Rajapakse established the APRC in May 2006 amid preparations to go on the military offensive. All parliamentary parties, including the opposition United National Party (UNP), sent their representatives, except the pro-LTTE Tamil National Alliance (TNA). The committee’s purpose was never to establish the basis for peace talks, but to blunt public opposition to the return to war.

The APRC was also a convenient device for deflecting international criticism. Rajapakse could claim to be preparing for negotiations, even as he ordered the security forces to attack. For the sponsors of the so-called international peace process, the committee provided a pretext for turning a blind eye to the government’s tearing up of the 2002 ceasefire. The US, the EU, Japan and Norway could pretend that Rajapakse was seeking a political solution to the war.

The Colombo media hailed the APRC as a step toward peace despite growing signs that the military and its paramilitary allies were already engaged in a covert war to weaken the LTTE and goad it into retaliation. In late July 2006, the military launched its first open offensive in the East in the Mavilaru area. The government seized upon the closure of the Mavilaru sluice gate, claiming that the army operation was a purely “humanitarian” one to provide irrigation water to farmers downstream. In its subsequent offensives, the military dispensed with such pretexts.

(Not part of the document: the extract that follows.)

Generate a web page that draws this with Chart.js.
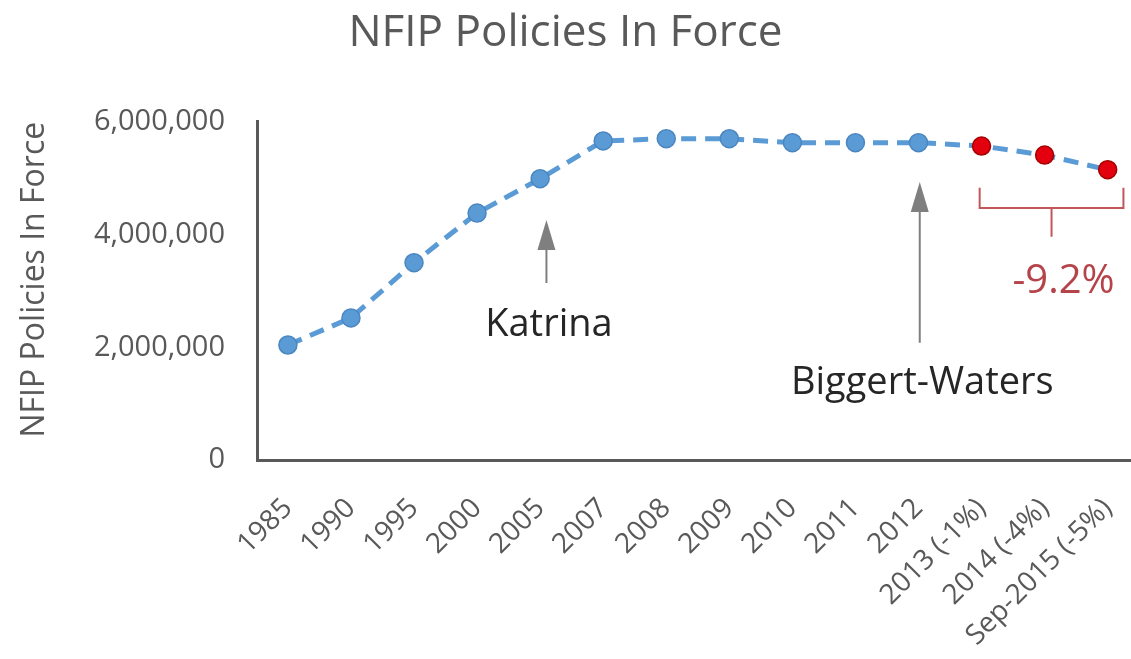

As a result, the APRC was stillborn from the outset. The JVP and JHU, which had both backed Rajapakse’s election in November 2005, were hostile to any concessions to the LTTE or the country’s Tamil minority. The JVP pulled out of the APRC last December, declaring that it opposed any arrangement for “federalism” that devolved power to the North and East, where the majority of Tamils live.

The SLFP’s own proposals, presented to the APRC in May, also opposed any federal arrangement. The document insisted on retaining the “unitary” character of a Sinhala-Buddhist state and proposed the scrapping of the current provincial council system in favour of devolution on a far more limited scale at the district level. The plan effectively tore up not only the tentative proposals made in peace talks in 2002-03, but the provincial council arrangements put in place in 1987 under the Indo-Lanka Accord. By destroying any room for compromise, the document was in effect a declaration of war.

The APRC nevertheless continued to drag on, holding more than 40 rounds of meetings since it was formed. A phony “debate” has continued, with the SLFP, alongside the JHU and MEP, opposing attempts by other parties to replace “unitary state” with a compromise term and to retain provincial councils.

The so-called majority includes a number of parties that are part of the ruling coalition, in particular the leftist Lanka Sama Samaja Party (LSSP) and the Stalinist Communist Party (CP). For these parties, the APRC has served as a useful political camouflage, enabling them to claim to be “for peace” while serving in a government that is aggressively prosecuting war. The opposition UNP joined the APRC last year, but quit on August 17, complaining that the government had failed to produce a final report.

In comments to the Island on April 15, APRC chairman Vitharana, who is also an LSSP parliamentarian, blurted out the committee’s real purpose. In an appeal to the Sinhala extremist parties, he declared: “I would like to emphasise that the best way to defeat the LTTE is to isolate them by winning the Tamil people to the side of the government through the APRC proposals.” In other words, the APRC was part of the government’s propaganda effort to win the war.

Even after its adjournment on August 19, differences over the APRC have only deepened. At a press conference on August 22, JVP propaganda secretary Wimal Weerawansa warned that if the SLFP agreed to federal-type devolution, “it would be the most irreparable mistake the government ever made”. SLFP spokesman Jeyaraj Fernandopulle responded the following day by saying the government adhered to the unitary state, but was “agreeable to any solution based on devolution of power to the maximum within a unitary state”.

This political formula is a rather thinly disguised attempt to keep the APRC alive by placating the JVP, but at the same time continuing discussions with other parties about the type of devolution. Rajapakse also assigned Prime Minister Ratnasiri Wickramanayake to hold talks with all party leaders to maintain the pretense that the APRC discussions were continuing. This delicate balancing act is not simply aimed at retaining the APRC as window dressing but at shoring up the unstable ruling coalition.

Rajapakse’s alliance not only includes the JHU and MEP, but also Tamil and Muslim-based parties whose social base is hostile to the government’s renewed war. These include the Sri Lanka Muslim Congress (SLMC), the National Unity Alliance (NUA) and the Up-country People’s Front (UPF). The Ceylon Workers Congress (CWC) was part of the government, but recently quit and joined the opposition. The “left” parties—the LSSP and CP—form the linchpin in maintaining the charade that the APRC is preparing a peace plan to end the war.

The virtual collapse of the APRC is one more sign of the extreme tensions in the ruling coalition amid growing popular opposition to the war, the government’s assault on democratic rights and the continuing decline of living standards.